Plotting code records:
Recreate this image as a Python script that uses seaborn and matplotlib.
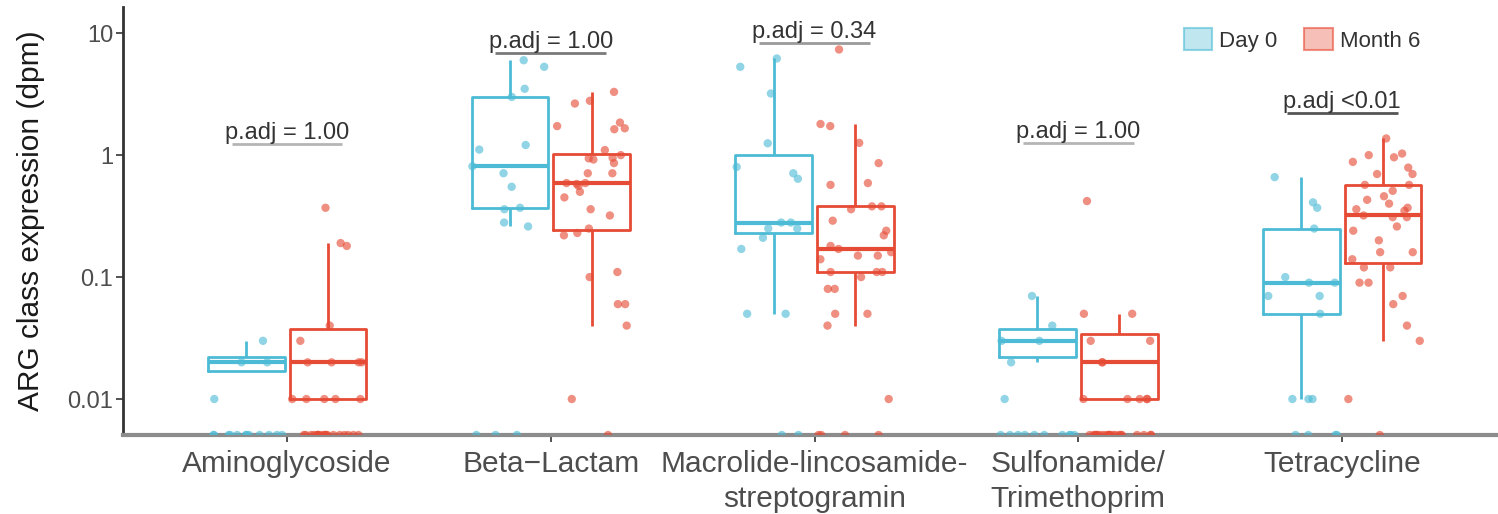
import numpy as np
import pandas as pd
import matplotlib
matplotlib.use("Agg")
import matplotlib.pyplot as plt
from matplotlib.patches import Patch
from matplotlib.colors import to_rgba
from matplotlib.ticker import NullLocator
import seaborn as sns

# ARG classes and sampling time points
classes = ["Aminoglycoside", "Beta\u2212Lactam", "Macrolide-lincosamide-\nstreptogramin",
           "Sulfonamide/\nTrimethoprim", "Tetracycline"]
groups = ["Day 0", "Month 6"]

# expression (dpm); 0 = not detected (drawn on the bottom edge)
amino_d0 = [0.01, 0.02, 0.02, 0.03] + [0] * 12
amino_m6 = [0.01] * 5 + [0.02] * 4 + [0.03, 0.04, 0.18, 0.19, 0.37] + [0] * 19
beta_d0 = [0.26, 0.28, 0.36, 0.37, 0.55, 0.71, 0.81, 1.11, 1.21, 3.0, 3.5, 5.3, 6.0] + [0] * 3
beta_m6 = [0.01, 0.04, 0.06, 0.06, 0.10, 0.11, 0.22, 0.23, 0.25, 0.32, 0.36, 0.45, 0.50,
           0.56, 0.58, 0.59, 0.59, 0.71, 0.71, 0.86, 0.92, 0.94, 0.95, 1.00, 1.10, 1.63,
           1.66, 1.73, 1.85, 2.65, 2.79, 3.30] + [0]
macro_d0 = [0.05, 0.05, 0.17, 0.21, 0.25, 0.25, 0.28, 0.28, 0.64, 0.71, 0.80, 1.25,
            3.2, 5.3, 6.2] + [0] * 2
macro_m6 = [0.01, 0.04, 0.05, 0.05, 0.08, 0.08, 0.10, 0.11, 0.11, 0.11, 0.14, 0.15, 0.15,
            0.16, 0.17, 0.18, 0.22, 0.24, 0.29, 0.36, 0.38, 0.38, 0.57, 0.59, 0.86, 1.26,
            1.73, 1.80, 7.35] + [0] * 4
sulfo_d0 = [0.01, 0.02, 0.03, 0.03, 0.04, 0.07] + [0] * 10
sulfo_m6 = [0.01] * 5 + [0.02] * 2 + [0.03] * 2 + [0.05] * 2 + [0.42] + [0] * 21
tetra_d0 = [0.01, 0.01, 0.01, 0.05, 0.07, 0.07, 0.09, 0.09, 0.10, 0.25, 0.37, 0.41, 0.66] + [0] * 4
tetra_m6 = [0.01, 0.03, 0.04, 0.06, 0.07, 0.09, 0.09, 0.12, 0.12, 0.14, 0.16, 0.16, 0.20,
            0.24, 0.26, 0.31, 0.31, 0.32, 0.35, 0.36, 0.37, 0.40, 0.43, 0.46, 0.51, 0.57,
            0.57, 0.70, 0.70, 0.79, 0.88, 0.96, 1.00, 1.03, 1.37] + [0]

# adjusted p-values and bracket heights
p_labels = ["p.adj = 1.00", "p.adj = 1.00", "p.adj = 0.34", "p.adj = 1.00", "p.adj <0.01"]
p_heights = [1.23, 6.86, 8.28, 1.26, 2.21]

series = {
    ("Day 0", 0): amino_d0, ("Month 6", 0): amino_m6,
    ("Day 0", 1): beta_d0, ("Month 6", 1): beta_m6,
    ("Day 0", 2): macro_d0, ("Month 6", 2): macro_m6,
    ("Day 0", 3): sulfo_d0, ("Month 6", 3): sulfo_m6,
    ("Day 0", 4): tetra_d0, ("Month 6", 4): tetra_m6,
}
shift = {"Day 0": -0.155, "Month 6": 0.155}
rows = []
for (g, i), vals in series.items():
    for v in vals:
        rows.append({"group": g, "pos": i + shift[g], "value": v})
df = pd.DataFrame(rows)

pal = {"Day 0": "#4DBBD5", "Month 6": "#E64B35"}
y_lo, y_hi = 10 ** -2.295, 10 ** 1.213
df["shown"] = df["value"].where(df["value"] > 0, y_lo)

sns.set_theme(style="white")
plt.rcParams["font.family"] = ["Liberation Sans", "DejaVu Sans"]

fig, ax = plt.subplots(figsize=(14.98, 5.14), dpi=100)
fig.subplots_adjust(left=0.0821, right=1.0, top=0.986, bottom=0.1537)

sns.boxplot(data=df[df["value"] > 0], x="pos", y="value", hue="group", palette=pal,
            orient="x", native_scale=True, log_scale=(False, True), dodge=False,
            width=0.94, fill=False, linewidth=2, showfliers=False, showcaps=False,
            medianprops=dict(linewidth=3), legend=False, ax=ax)

np.random.seed(7)
sns.stripplot(data=df, x="pos", y="shown", hue="group", palette=pal, orient="x",
              native_scale=True, log_scale=(False, True), dodge=False, jitter=0.46,
              size=6, alpha=0.62, linewidth=0, legend=False, ax=ax, zorder=3)

# p.adj brackets
line_cols = ["#b5b5b5", "#7a7a7a", "#9a9a9a", "#b5b5b5", "#555555"]
for i, (lab, h) in enumerate(zip(p_labels, p_heights)):
    ax.plot([i - 0.21, i + 0.21], [h, h], color=line_cols[i], lw=2, solid_capstyle="butt")
    ax.text(i, h * 1.005, lab, ha="center", va="bottom", fontsize=17, color="#333333")

ax.set_xlim(-0.622, 4.591)
ax.set_ylim(y_lo, y_hi)
ax.set_xticks(range(len(classes)), classes)
ax.set_yticks([0.01, 0.1, 1, 10], ["0.01", "0.1", "1", "10"])
ax.yaxis.set_minor_locator(NullLocator())
ax.set_xlabel("")
ax.set_ylabel("ARG class expression (dpm)", fontsize=21.5, color="#1a1a1a", labelpad=16)

for s in ["top", "right"]:
    ax.spines[s].set_visible(False)
ax.spines["left"].set_color("#333333")
ax.spines["left"].set_linewidth(2)
ax.spines["bottom"].set_color("#8c8c8c")
ax.spines["bottom"].set_linewidth(3)
ax.tick_params(axis="y", length=5, width=1.2, color="#333333", labelsize=17,
               labelcolor="#4d4d4d", left=True, pad=2)
ax.tick_params(axis="x", length=5, width=1.2, color="#333333", labelsize=21.5,
               labelcolor="#4d4d4d", bottom=True, pad=6)
for t in ax.get_xticklabels():
    t.set_linespacing(1.3)

handles = [Patch(facecolor=to_rgba(pal[g], 0.35), edgecolor=to_rgba(pal[g], 0.6),
                 linewidth=1.5) for g in groups]
leg = fig.legend(handles, groups, loc="center right", bbox_to_anchor=(1420 / 1498, 1 - 40 / 514),
                 bbox_transform=fig.transFigure, ncol=2, frameon=False, fontsize=16,
                 handlelength=1.3, handleheight=1.1, handletextpad=0.3, columnspacing=1.2,
                 borderpad=0, borderaxespad=0)
for t in leg.get_texts():
    t.set_color("#333333")

fig.savefig("out.png", dpi=100)
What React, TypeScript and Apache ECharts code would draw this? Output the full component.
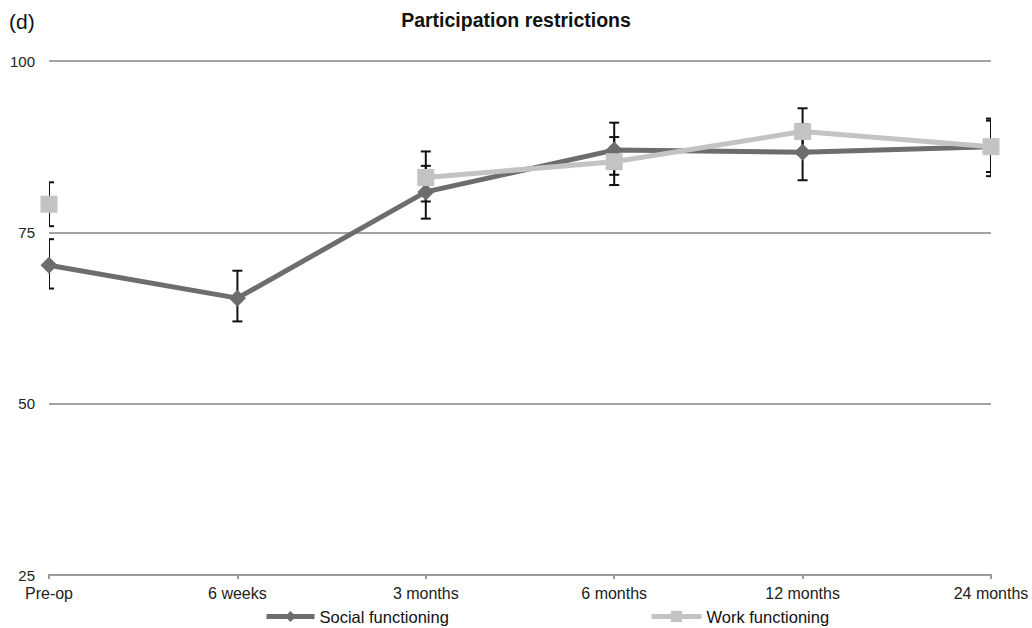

## INSTRUCTIONS FOR THE TASK
Please quote exactly the run of lines that starts the entries and ends at the line containing "import seaborn as sns", leaving out every picture.

## THE RESPONSE
Recreate this image as a Python script that uses seaborn and matplotlib.
import numpy as np
import pandas as pd
import matplotlib
matplotlib.use("Agg")
import matplotlib.pyplot as plt
from matplotlib.patches import Patch
from matplotlib.colors import to_rgba
from matplotlib.ticker import NullLocator
import seaborn as sns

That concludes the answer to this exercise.